::: Dataset records
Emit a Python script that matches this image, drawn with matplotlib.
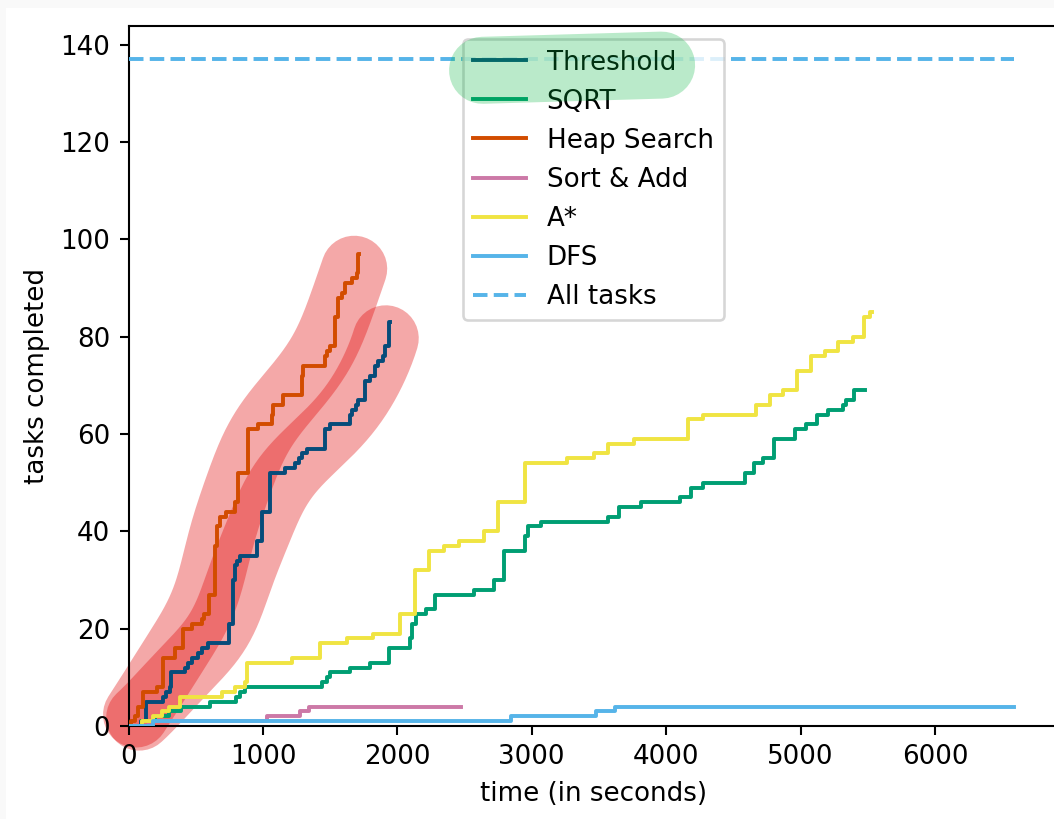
import matplotlib
matplotlib.use("Agg")
import matplotlib.pyplot as plt
import numpy as np
from matplotlib.lines import Line2D
from matplotlib.patches import Rectangle
from matplotlib.transforms import IdentityTransform

# step data: time of each completion (s) and tasks completed so far
threshold_t = [0, 95, 132, 257, 282, 307, 319, 419, 444, 469, 514, 544, 594, 745, 780, 795,
               808, 831, 954, 991, 1053, 1164, 1239, 1270, 1289, 1326, 1462, 1499, 1648,
               1666, 1690, 1710, 1760, 1797, 1834, 1859, 1896, 1908, 1941, 1946]
threshold_n = [0, 1, 5, 6, 7, 8, 11, 12, 13, 14, 15, 16, 17, 21, 30, 33,
               34, 35, 38, 44, 52, 53, 54, 55, 56, 57, 61, 62, 64,
               65, 66, 67, 71, 72, 74, 75, 76, 78, 83, 83]

sqrt_t = [0, 100, 200, 300, 393, 605, 800, 829, 866, 1439, 1477, 1500, 1651, 1800, 1937,
          2092, 2109, 2141, 2216, 2283, 2571, 2720, 2794, 2953, 2973, 3072, 3568, 3647,
          3816, 4104, 4188, 4275, 4585, 4655, 4722, 4804, 4962, 5044, 5119, 5205, 5317,
          5342, 5399, 5478]
sqrt_n = [0, 1, 2, 3, 4, 5, 6, 7, 8, 9, 10, 11, 12, 13, 16,
          18, 21, 23, 24, 27, 28, 30, 36, 39, 41, 42, 43, 45,
          46, 47, 49, 50, 52, 54, 55, 59, 61, 62, 64, 65, 66,
          67, 69, 69]

heap_t = [0, 20, 45, 70, 107, 211, 257, 347, 405, 475, 550, 560, 598, 640, 660, 681, 725,
          790, 815, 890, 966, 1065, 1075, 1152, 1289, 1300, 1462, 1480, 1499, 1538, 1560,
          1587, 1612, 1661, 1700, 1710, 1715]
heap_n = [0, 1, 2, 4, 7, 8, 14, 16, 20, 21, 22, 23, 27, 37, 41, 43, 44,
          46, 52, 61, 62, 64, 66, 68, 72, 74, 76, 77, 78, 84, 88,
          89, 91, 92, 93, 97, 97]

sort_add_t = [0, 150, 1031, 1279, 1341, 2476]
sort_add_n = [0, 1, 2, 3, 4, 4]

astar_t = [0, 100, 180, 250, 300, 385, 696, 795, 869, 882, 1217, 1423, 1627, 1818, 2020,
           2129, 2233, 2347, 2457, 2645, 2749, 2953, 3263, 3464, 3568, 3761, 4163, 4275,
           4672, 4771, 4866, 4977, 5076, 5181, 5280, 5387, 5474, 5515, 5529]
astar_n = [0, 1, 2, 3, 4, 6, 7, 8, 9, 13, 14, 17, 18, 19, 23,
           32, 36, 37, 38, 40, 46, 54, 55, 56, 58, 59, 63, 64,
           66, 68, 69, 73, 76, 77, 79, 80, 84, 85, 85]

dfs_t = [0, 180, 2848, 3481, 3618, 6590]
dfs_n = [0, 1, 2, 3, 4, 4]

all_tasks = 137
x_ticks = [0, 1000, 2000, 3000, 4000, 5000, 6000]

DPI = 188
fig = plt.figure(figsize=(1054 / DPI, 819 / DPI), dpi=DPI)
fig.patch.set_facecolor("#f9f9f9")
fig.add_artist(Rectangle((6 / 1054, 0), 1, 811 / 819, transform=fig.transFigure,
                         facecolor="white", edgecolor="none", zorder=-1))

# axes runs a little past the right edge, like the cropped original
ax = fig.add_axes([128.5 / 1054, 93 / 819, 930 / 1054, 700 / 819])
ax.set_xlim(0, max(dfs_t) * 1.05)
ax.set_ylim(0, all_tasks * 1.05)
ax.set_xticks(x_ticks)


def highlight_path(t, n, sigma=48):
    # smooth version of a step curve, done in pixel space
    xs = np.repeat(np.asarray(t, float), 2)[1:]
    ys = np.repeat(np.asarray(n, float), 2)[:-1]
    pts = ax.transData.transform(np.column_stack([xs, ys]))
    seg = np.hypot(*np.diff(pts, axis=0).T)
    s = np.concatenate([[0], np.cumsum(seg)])
    u = np.arange(0, s[-1], 2.0)
    px = np.interp(u, s, pts[:, 0])
    py = np.interp(u, s, pts[:, 1])
    k = np.arange(-3 * sigma, 3 * sigma + 1, 2.0)
    w = np.exp(-0.5 * (k / sigma) ** 2)
    w /= w.sum()
    pad = len(k) // 2
    px = np.convolve(np.pad(px, pad, mode="edge"), w, mode="valid")
    py = np.convolve(np.pad(py, pad, mode="edge"), w, mode="valid")
    return ax.transData.inverted().transform(np.column_stack([px, py]))


stroke_w = 66 * 72 / DPI
for t, n in [(heap_t, heap_n), (threshold_t, threshold_n)]:
    p = highlight_path(t, n)
    ax.plot(p[:, 0], p[:, 1], color="#e00000", alpha=0.34, lw=stroke_w,
            solid_capstyle="round", solid_joinstyle="round", clip_on=False, zorder=1)

ax.step(threshold_t, threshold_n, where="post", color="#064c7a", label="Threshold", zorder=3)
ax.step(sqrt_t, sqrt_n, where="post", color="#009E73", label="SQRT", zorder=3)
ax.step(heap_t, heap_n, where="post", color="#d24c00", label="Heap Search", zorder=3)
ax.step(sort_add_t, sort_add_n, where="post", color="#CC79A7", label="Sort & Add", zorder=3)
ax.step(astar_t, astar_n, where="post", color="#F0E442", label="A*", zorder=3)
ax.step(dfs_t, dfs_n, where="post", color="#56B4E9", label="DFS", zorder=3)
ax.plot([0, max(dfs_t)], [all_tasks, all_tasks], "--", color="#56B4E9", label="All tasks", zorder=3)

ax.set_xlabel("time (in seconds)")
ax.set_ylabel("tasks completed")
leg = ax.legend(loc="upper center")

# green marker stroke over the first legend entry
fig.canvas.draw()
tb = leg.get_texts()[0].get_window_extent()
hb = leg.get_lines()[0].get_window_extent()
h = tb.height
x0 = hb.x0 + 0.35 * h
x1 = tb.x1 - 0.55 * h
yc = (tb.y0 + tb.y1) / 2 - 0.3 * h
fig.add_artist(Line2D([x0, x1], [yc, yc + 0.2 * h], transform=IdentityTransform(),
                      color="#00b43c", alpha=0.27, lw=67 * 72 / DPI,
                      solid_capstyle="round", zorder=10))

fig.savefig("out.png", dpi=DPI, facecolor=fig.get_facecolor())
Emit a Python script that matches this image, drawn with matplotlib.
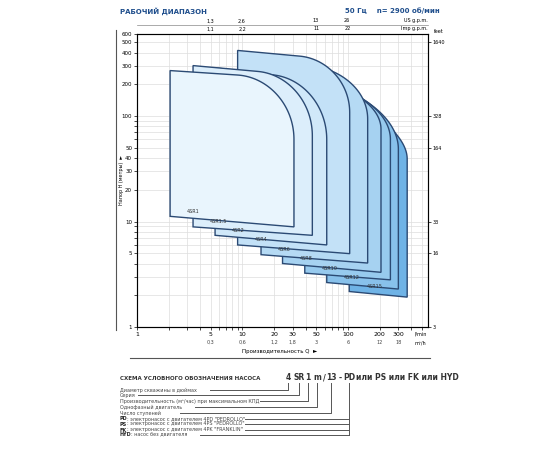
import numpy as np
import matplotlib.pyplot as plt
from matplotlib.ticker import NullFormatter, FixedLocator

# -------------------------------
# Data
# -------------------------------
models = ["4SR1", "4SR1.5", "4SR2", "4SR4", "4SR6", "4SR8", "4SR10", "4SR12", "4SR15"]
q_left = [2.06, 3.4, 5.5, 9.0, 15, 24, 39, 63, 103]          # l/min
q_right = [30.8, 46, 63, 104, 154, 206, 253, 301, 365]
q_corner = [9, 14, 20, 35, 45, 70, 90, 110, 140]
h_top = [270, 301, 287, 419, 340, 280, 250, 220, 190]        # m
h_corner_start = [245, 265, 245, 370, 300, 200, 180, 165, 140]
h_corner_end = [60, 65, 60, 108, 94, 75, 60, 48.5, 39]
h_bot_left = [11.2, 8.9, 7.4, 6.0, 4.85, 4.0, 3.24, 2.64, 2.17]
h_bot_right = [8.9, 7.4, 6.0, 4.96, 4.04, 3.3, 2.8, 2.29, 1.92]

fills = ["#e9f5fd", "#dceefb", "#d0e8f9", "#c3e1f7", "#b5daf4", "#a6d2f1", "#97caee", "#88c1eb", "#6fb3e6"]
edge = "#2b4a74"
blue = "#1f4e8c"

q_ticks = [1, 5, 10, 20, 30, 50, 100, 200, 300]
m3h_ticks = ["", "0,3", "0,6", "1,2", "1,8", "3", "6", "12", "18"]
h_ticks = [1, 5, 10, 20, 30, 40, 50, 100, 200, 300, 400, 500, 600]
us_gpm = [1.3, 2.6, 13, 26]
imp_gpm = [1.1, 2.2, 11, 22]
ft_labels = ["3", "16", "33", "164", "328", "1640"]
ft_at = [1, 5, 10, 50, 100, 500]

plt.rcParams['font.family'] = ['DejaVu Sans']
fig = plt.figure(figsize=(5.5, 4.5), dpi=100)
ax = fig.add_axes([137 / 550, 123 / 450, 291 / 550, 293 / 450])
ax.set_xscale("log")
ax.set_yscale("log")
ax.set_xlim(1, 575)
ax.set_ylim(1, 600)


def envelope(i):
    lx = np.log10([q_left[i], q_corner[i], q_right[i]])
    ly = np.log10([h_top[i], h_corner_start[i], h_corner_end[i]])
    t = np.linspace(0, 1, 50)
    # cubic bezier corner from (qc, hcs) to (qR, hce)
    p0 = np.array([lx[1], ly[1]])
    p3 = np.array([lx[2], ly[2]])
    slope = (ly[1] - np.log10(h_top[i])) / max(lx[1] - lx[0], 1e-6)
    p1 = np.array([lx[1] + 0.55 * (lx[2] - lx[1]), ly[1] + slope * 0.55 * (lx[2] - lx[1])])
    p2 = np.array([lx[2], ly[2] + 0.55 * (p1[1] - ly[2])])
    b = ((1 - t) ** 3)[:, None] * p0 + (3 * (1 - t) ** 2 * t)[:, None] * p1 \
        + (3 * (1 - t) * t ** 2)[:, None] * p2 + (t ** 3)[:, None] * p3
    xs = np.concatenate([[lx[0]], b[:, 0], [lx[2], lx[0]]])
    ys = np.concatenate([[ly[0]], b[:, 1], np.log10([h_bot_right[i], h_bot_left[i]])])
    return 10 ** xs, 10 ** ys


for i in reversed(range(len(models))):
    xs, ys = envelope(i)
    ax.fill(xs, ys, facecolor=fills[i], edgecolor=edge, linewidth=1.0, zorder=3)
    ax.text(q_left[i] * 1.45, h_bot_left[i] * 1.08, models[i], fontsize=3.5,
            color="#333333", zorder=4)

ax.grid(True, which="both", color="#dddddd", linewidth=0.5, zorder=0)
for s in ax.spines.values():
    s.set_color("#555555")
    s.set_linewidth(0.8)
ax.xaxis.set_major_locator(FixedLocator(q_ticks))
ax.set_xticklabels([str(v) for v in q_ticks], fontsize=4.5)
ax.xaxis.set_minor_formatter(NullFormatter())
ax.yaxis.set_major_locator(FixedLocator(h_ticks))
ax.set_yticklabels([str(v) for v in h_ticks], fontsize=4)
ax.yaxis.set_minor_formatter(NullFormatter())
ax.tick_params(length=2, width=0.5, pad=1.5, which="both")

# right feet axis
ax2 = ax.twinx()
ax2.set_yscale("log")
ax2.set_ylim(1, 600)
ax2.yaxis.set_major_locator(FixedLocator(ft_at))
ax2.set_yticklabels(ft_labels, fontsize=3.5)
ax2.yaxis.set_minor_formatter(NullFormatter())
ax2.yaxis.set_minor_locator(FixedLocator([]))
ax2.tick_params(length=2, width=0.5, pad=1.5)
ax2.text(1.02, 1.003, "feet", transform=ax2.transAxes, fontsize=3.5)

# second row under the x axis (m3/h)
tr = ax.get_xaxis_transform()
for q, lab in zip(q_ticks, m3h_ticks):
    ax.text(q, -0.045, lab, transform=tr, fontsize=3.5, ha="center", va="top", color="#444444")
ax.text(490, -0.015, "l/min", transform=tr, fontsize=3.5, ha="center", va="top")
ax.text(490, -0.045, "m³/h", transform=tr, fontsize=3.5, ha="center", va="top")

# top scales
for us, im in zip(us_gpm, imp_gpm):
    ax.text(us * 3.785, 1.04, str(us).replace(".", ","), transform=tr, fontsize=3.5, ha="center")
    ax.text(im * 4.546, 1.012, str(im).replace(".", ","), transform=tr, fontsize=3.5, ha="center")
ax.text(575, 1.04, "US g.p.m.", transform=tr, fontsize=3.5, ha="right")
ax.text(575, 1.012, "Imp g.p.m.", transform=tr, fontsize=3.5, ha="right")

# overlay for titles and the code scheme (pixel coordinates)
ov = fig.add_axes([0, 0, 1, 1], zorder=-1)
ov.set_xlim(0, 550)
ov.set_ylim(450, 0)
ov.axis("off")
ov.plot([137, 428], [25, 25], color="#888888", lw=0.5)
ov.text(120, 11, "РАБОЧИЙ ДИАПАЗОН", fontsize=5, fontweight="bold", color=blue, va="center")
ov.text(440, 11, "50 Гц    n= 2900 об/мин", fontsize=5, fontweight="bold", color=blue,
        va="center", ha="right")
ov.text(280, 352, "Производительность Q  ►", fontsize=4, ha="center", va="center")
ov.plot([130, 430], [358, 358], color="#555555", lw=0.8)
ov.text(121, 180, "Напор H (метры)  ►", fontsize=3.5, rotation=90, ha="center", va="center")
ov.plot([116, 116], [30, 330], color="#555555", lw=0.8)

ov.text(120, 378, "СХЕМА УСЛОВНОГО ОБОЗНАЧЕНИЯ НАСОСА", fontsize=4, fontweight="bold",
        color="#333333", va="center")
code_parts = ["4", "SR", "1", "m", "/", "13", "-", "PD"]
code_x = [288, 299, 308, 317, 324, 331, 340, 349]
for t, x in zip(code_parts, code_x):
    ov.text(x, 378, t, fontsize=5.5, fontweight="bold", color="#333333", ha="center", va="center")
ov.text(356, 378, "или PS или FK или HYD", fontsize=5.5, fontweight="bold", color="#333333",
        va="center")

rows = ["Диаметр скважины в дюймах", "Серия",
        "Производительность (м³/час) при максимальном КПД", "Однофазный двигатель",
        "Число ступеней"]
rows_pd = [("PD", ": электронасос с двигателем 4PD \"PEDROLLO\""),
           ("PS", ": электронасос с двигателем 4PS \"PEDROLLO\""),
           ("FK", ": электронасос с двигателем 4PK \"FRANKLIN\""),
           ("HYD", ": насос без двигателя")]
row_y = [390, 395, 401, 407, 413, 419, 424, 430, 435]
row_end = [210, 138, 260, 195, 180, 245, 245, 245, 200]
lc = "#555555"
for k, txt in enumerate(rows):
    ov.text(120, row_y[k], txt, fontsize=3.5, va="center", color="#444444")
    xc = [288, 299, 308, 317, 331][k]
    ov.plot([row_end[k], xc, xc], [row_y[k], row_y[k], 383], color=lc, lw=0.7)
for k, (b, txt) in enumerate(rows_pd):
    y = row_y[5 + k]
    ov.text(120, y, b, fontsize=3.5, fontweight="bold", va="center", color="#222222")
    ov.text(120 + 3.7 * len(b), y, txt, fontsize=3.5, va="center", color="#444444")
    ov.plot([row_end[5 + k], 349], [y, y], color=lc, lw=0.7)
ov.plot([349, 349], [row_y[-1], 383], color=lc, lw=0.7)

fig.savefig("out.png", dpi=100)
::::::
◆ **Set task**
Begin with the first line of the records and repeat every line up to the one with "dfs_n = [0, 1, 2, 3, 4, 4]", counting that line too. Pictures are not part of the copy.

◆ **Written response**
Emit a Python script that matches this image, drawn with matplotlib.
import matplotlib
matplotlib.use("Agg")
import matplotlib.pyplot as plt
import numpy as np
from matplotlib.lines import Line2D
from matplotlib.patches import Rectangle
from matplotlib.transforms import IdentityTransform

# step data: time of each completion (s) and tasks completed so far
threshold_t = [0, 95, 132, 257, 282, 307, 319, 419, 444, 469, 514, 544, 594, 745, 780, 795,
               808, 831, 954, 991, 1053, 1164, 1239, 1270, 1289, 1326, 1462, 1499, 1648,
               1666, 1690, 1710, 1760, 1797, 1834, 1859, 1896, 1908, 1941, 1946]
threshold_n = [0, 1, 5, 6, 7, 8, 11, 12, 13, 14, 15, 16, 17, 21, 30, 33,
               34, 35, 38, 44, 52, 53, 54, 55, 56, 57, 61, 62, 64,
               65, 66, 67, 71, 72, 74, 75, 76, 78, 83, 83]

sqrt_t = [0, 100, 200, 300, 393, 605, 800, 829, 866, 1439, 1477, 1500, 1651, 1800, 1937,
          2092, 2109, 2141, 2216, 2283, 2571, 2720, 2794, 2953, 2973, 3072, 3568, 3647,
          3816, 4104, 4188, 4275, 4585, 4655, 4722, 4804, 4962, 5044, 5119, 5205, 5317,
          5342, 5399, 5478]
sqrt_n = [0, 1, 2, 3, 4, 5, 6, 7, 8, 9, 10, 11, 12, 13, 16,
          18, 21, 23, 24, 27, 28, 30, 36, 39, 41, 42, 43, 45,
          46, 47, 49, 50, 52, 54, 55, 59, 61, 62, 64, 65, 66,
          67, 69, 69]

heap_t = [0, 20, 45, 70, 107, 211, 257, 347, 405, 475, 550, 560, 598, 640, 660, 681, 725,
          790, 815, 890, 966, 1065, 1075, 1152, 1289, 1300, 1462, 1480, 1499, 1538, 1560,
          1587, 1612, 1661, 1700, 1710, 1715]
heap_n = [0, 1, 2, 4, 7, 8, 14, 16, 20, 21, 22, 23, 27, 37, 41, 43, 44,
          46, 52, 61, 62, 64, 66, 68, 72, 74, 76, 77, 78, 84, 88,
          89, 91, 92, 93, 97, 97]

sort_add_t = [0, 150, 1031, 1279, 1341, 2476]
sort_add_n = [0, 1, 2, 3, 4, 4]

astar_t = [0, 100, 180, 250, 300, 385, 696, 795, 869, 882, 1217, 1423, 1627, 1818, 2020,
           2129, 2233, 2347, 2457, 2645, 2749, 2953, 3263, 3464, 3568, 3761, 4163, 4275,
           4672, 4771, 4866, 4977, 5076, 5181, 5280, 5387, 5474, 5515, 5529]
astar_n = [0, 1, 2, 3, 4, 6, 7, 8, 9, 13, 14, 17, 18, 19, 23,
           32, 36, 37, 38, 40, 46, 54, 55, 56, 58, 59, 63, 64,
           66, 68, 69, 73, 76, 77, 79, 80, 84, 85, 85]

dfs_t = [0, 180, 2848, 3481, 3618, 6590]
dfs_n = [0, 1, 2, 3, 4, 4]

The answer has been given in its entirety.